Sorry you're in this situation. I don't mean to be offensive here as I may have a completely wrong interpretation of events, but from your post it appears that you're just trying to justify your actions and criticise your wifes.

 

Your mariage is clearly stale, but what have you actually done to try and resolve that? Have you shown her love, someone she can now trust, care, consideration? I think that's the way forward, the past is the past.

 

She's clearly unhappy, as are you, but you're both still together and there's a chance for you to both to sort this out. You both need to talk about it though and make a considerable effort, not just lull over how bad things are.

 

Again, i'm truly sorry if I got the wrong idea of your relationship but wish you both well going forward.

 

Aim

  • 2 weeks later...
  • Author
Posted

I took my wife to a day spa last weekend. Spent the entire day together and seemed to have a good time. That ended when we got back home and seemed to be a mile apart again.

 

After dinner one night this week I was yelled after I had cooked dinner and was cleaning the dishes.

 

I dont get it. I am fed up and had enough. I cant be miserable any longer.

 

She obviously has alot of resentment over the porn and withholds sex, emotions and physical contact with me over it. Its more than I can stand. I need to be happy, and this marriage isnt good enough anymore. Life is too short to be miserable, and we have children but from her previous marriage and my previous relationship, so we wont have to go through stuff with the kids if we split up.

Posted

Personally, I would first like to thank you for reminding me why I'm single and have been married only once. :)

 

I don't know what you call this?

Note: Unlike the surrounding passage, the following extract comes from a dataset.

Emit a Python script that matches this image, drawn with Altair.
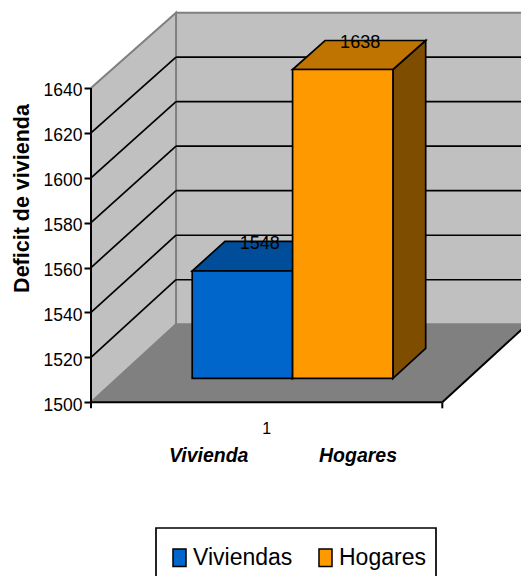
import altair as alt
import pandas as pd

# Series and axis content
series = ["Viviendas", "Hogares"]
values = [1548, 1638]
front_colors = ["#0066CC", "#FF9900"]
top_colors = ["#004D99", "#BF7300"]
side_colors = ["#003366", "#7F4D00"]
value_ticks = [1500, 1520, 1540, 1560, 1580, 1600, 1620, 1640]
grid_values = [1520, 1540, 1560, 1580, 1600, 1620]
category_labels = ["Vivienda", "Hogares"]
category_positions = [0.335, 0.76]
bar_edges = [0.2143, 0.5, 0.7857]

# Oblique projection: depth 0 is the front plane, depth 1 the back wall
BASE = 1500
TOP = 1640
DEPTH_X = 0.242
DEPTH_Y = 34.75
SHRINK = 0.0085
BAR_NEAR = 0.305
BAR_FAR = 0.69
PLOT_W = 430
PLOT_H = 576
X_MAX = 1.224
Y_DOMAIN = [1422.6, 1679.2]
TICK_DROP = 2.7
FONT = "Liberation Sans"


def px(u, d=0.0):
    return u + d * DEPTH_X


def py(v, d=0.0):
    return BASE + (v - BASE) * (1 - SHRINK * d) + d * DEPTH_Y


x_scale = alt.Scale(domain=[0, X_MAX], nice=False, zero=False)
y_scale = alt.Scale(domain=Y_DOMAIN, nice=False, zero=False)

# Value axis with its ticks, labels and title; every layer shares it
y_axis = alt.Axis(
    values=value_ticks,
    format="d",
    domain=False,
    grid=False,
    ticks=True,
    tickSize=7,
    tickWidth=2,
    tickColor="black",
    labelFont=FONT,
    labelFontSize=17.5,
    labelColor="black",
    labelPadding=2,
    labelOffset=3,
    title="Deficit de vivienda",
    titleFont=FONT,
    titleFontSize=21.5,
    titleFontWeight="bold",
    titleColor="black",
    titleX=-58,
    titleY=198,
)


def column_face(rows, **mark):
    """Parallelogram with vertical parallel edges."""
    return alt.Chart(pd.DataFrame(rows)).mark_area(**mark).encode(
        x=alt.X("x:Q", scale=x_scale, axis=None),
        y=alt.Y("y:Q", scale=y_scale, axis=y_axis, stack=None),
        y2="y2:Q",
        detail="face:N",
        fill=alt.Fill("fill:N", scale=None, legend=None),
    )


def row_face(rows, **mark):
    """Parallelogram with horizontal parallel edges."""
    return alt.Chart(pd.DataFrame(rows)).mark_area(orient="horizontal", **mark).encode(
        y=alt.Y("y:Q", scale=y_scale, axis=y_axis),
        x=alt.X("x:Q", scale=x_scale, axis=None, stack=None),
        x2="x2:Q",
        detail="face:N",
        fill=alt.Fill("fill:N", scale=None, legend=None),
    )


def segments(rows, color, width):
    return alt.Chart(pd.DataFrame(rows)).mark_rule(color=color, strokeWidth=width).encode(
        x=alt.X("x:Q", scale=x_scale, axis=None),
        x2="x2:Q",
        y=alt.Y("y:Q", scale=y_scale, axis=y_axis),
        y2="y2:Q",
    )


def text_layer(rows, **mark):
    return alt.Chart(pd.DataFrame(rows)).mark_text(font=FONT, color="black", **mark).encode(
        x=alt.X("x:Q", scale=x_scale, axis=None),
        y=alt.Y("y:Q", scale=y_scale, axis=y_axis),
        text="t:N",
    )


# Room walls and floor
back_wall = column_face(
    [
        {"face": "back", "fill": "#C0C0C0", "x": px(0, 1), "y": py(BASE, 1), "y2": py(TOP, 1)},
        {"face": "back", "fill": "#C0C0C0", "x": px(1, 1), "y": py(BASE, 1), "y2": py(TOP, 1)},
    ],
    stroke="#808080",
    strokeWidth=2,
)
left_wall = column_face(
    [
        {"face": "left", "fill": "#C0C0C0", "x": px(0, 0), "y": py(BASE, 0), "y2": py(TOP, 0)},
        {"face": "left", "fill": "#C0C0C0", "x": px(0, 1), "y": py(BASE, 1), "y2": py(TOP, 1)},
    ],
    stroke="#808080",
    strokeWidth=2,
)
floor = row_face(
    [
        {"face": "floor", "fill": "#808080", "y": py(BASE, 0), "x": px(0, 0), "x2": px(1, 0)},
        {"face": "floor", "fill": "#808080", "y": py(BASE, 1), "x": px(0, 1), "x2": px(1, 1)},
    ]
)

# Gridlines run along the left wall and across the back wall
grid_rows = []
for v in grid_values:
    grid_rows.append({"x": px(0, 0), "x2": px(0, 1), "y": py(v, 0), "y2": py(v, 1)})
    grid_rows.append({"x": px(0, 1), "x2": px(1, 1), "y": py(v, 1), "y2": py(v, 1)})
grid = segments(grid_rows, "black", 1.7)

# The room's black front frame with the two category-axis ticks
frame = segments(
    [
        {"x": px(0, 0), "x2": px(0, 0), "y": py(BASE, 0) - TICK_DROP, "y2": py(TOP, 0)},
        {"x": px(0, 0), "x2": px(1, 0), "y": py(BASE, 0), "y2": py(BASE, 0)},
        {"x": px(1, 0), "x2": px(1, 0), "y": py(BASE, 0) - TICK_DROP, "y2": py(BASE, 0)},
        {"x": px(1, 0), "x2": px(1, 1), "y": py(BASE, 0), "y2": py(BASE, 1)},
    ],
    "black",
    2,
)

# Bar faces
top_rows, side_rows, front_rows, label_rows = [], [], [], []
for i, (name, val) in enumerate(zip(series, values)):
    left, right = bar_edges[i], bar_edges[i + 1]
    top_rows += [
        {"face": name, "fill": top_colors[i], "y": py(val, BAR_NEAR), "x": px(left, BAR_NEAR), "x2": px(right, BAR_NEAR)},
        {"face": name, "fill": top_colors[i], "y": py(val, BAR_FAR), "x": px(left, BAR_FAR), "x2": px(right, BAR_FAR)},
    ]
    side_rows += [
        {"face": name, "fill": side_colors[i], "x": px(right, BAR_NEAR), "y": py(BASE, BAR_NEAR), "y2": py(val, BAR_NEAR)},
        {"face": name, "fill": side_colors[i], "x": px(right, BAR_FAR), "y": py(BASE, BAR_FAR), "y2": py(val, BAR_FAR)},
    ]
    front_rows.append(
        {"series": name, "x": px(left, BAR_NEAR), "x2": px(right, BAR_NEAR), "y": py(BASE, BAR_NEAR), "y2": py(val, BAR_NEAR)}
    )
    label_rows.append(
        {"x": px((left + right) / 2, (BAR_NEAR + BAR_FAR) / 2), "y": py(val, BAR_FAR), "t": str(val)}
    )

bar_sides = column_face(side_rows, stroke="black", strokeWidth=1.7)
bar_tops = row_face(top_rows, stroke="black", strokeWidth=1.7)

legend = alt.Legend(
    title=None,
    orient="none",
    legendX=77,
    legendY=546,
    direction="horizontal",
    padding=0,
    labelFont=FONT,
    labelFontSize=23,
    labelColor="black",
    labelOffset=2,
    columnPadding=21,
    symbolType="M-0.74,-1H0.74V1H-0.74Z",
    symbolSize=310,
    symbolStrokeColor="black",
    symbolStrokeWidth=1.5,
    symbolOpacity=1,
)

# Outline behind the legend; it runs past the lower edge of the page
legend_box = alt.Chart(pd.DataFrame({"box": [0]})).mark_rect(
    fill="white", stroke="black", strokeWidth=1.7
).encode(
    x=alt.value(65),
    x2=alt.value(345),
    y=alt.value(528),
    y2=alt.value(600),
)

bar_fronts = alt.Chart(pd.DataFrame(front_rows)).mark_rect(stroke="black", strokeWidth=1.7).encode(
    x=alt.X("x:Q", scale=x_scale, axis=None),
    x2="x2:Q",
    y=alt.Y("y:Q", scale=y_scale, axis=y_axis),
    y2="y2:Q",
    color=alt.Color("series:N", scale=alt.Scale(domain=series, range=front_colors), sort=series, legend=legend),
)

value_labels = text_layer(label_rows, fontSize=18, dx=1, dy=3)
number_label = text_layer([{"x": 0.5, "y": BASE, "t": "1"}], fontSize=16, dy=27)
captions = text_layer(
    [{"x": x, "y": BASE, "t": t} for x, t in zip(category_positions, category_labels)],
    fontSize=19.5,
    fontWeight="bold",
    fontStyle="italic",
    dy=54,
)

chart = (
    alt.layer(
        back_wall,
        left_wall,
        floor,
        grid,
        frame,
        bar_sides,
        bar_tops,
        bar_fronts,
        value_labels,
        number_label,
        captions,
        legend_box,
    )
    .properties(
        width=PLOT_W,
        height=PLOT_H,
        padding={"left": 91, "top": 0, "right": 0, "bottom": 0},
        autosize=alt.AutoSizeParams(type="none"),
        background="white",
    )
    .configure_view(stroke=None)
)

chart.save("out.html", embed_options={"renderer": "svg", "actions": False})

But a marriage its not. The phone messages alone would have been enough for me.

 

I assume your in your twenties to thirties?

 

Sex six times in twelve months? I plugged that equation into my Texas Instruments TI-83 calculator and what came back was ~ "Your kidding me right?" :eek:

 

Sleeping on the couch? Oh Hell No! I paid for the bed and the roof over it you can bet I'm going to sleep on it! :mad: You don't go to a Motel Six and then go sleep in the parking lot do you? :confused:

 

I got to ask you? Your bringing everything to the party? What is she bringing to the party? You need to change the channel and tune into WIFM-FM ~ "What's In It For Me?"

 

She's using you and abusing you. Your her meal ticket, her paycheck and her early retirement plan.

 

But not to worry, come Spring or Summer, just let me know when your out in the front yard cutting the grass and I'll come over and run over you with my 'LarryMobile' and put you out of your misery! Hell I'd even backup and over you a couple of times to make sure you were good and dead ~ AND finally at peace! :laugh:

 

I'd do it for you Bro ~ because I know you'd do it for me!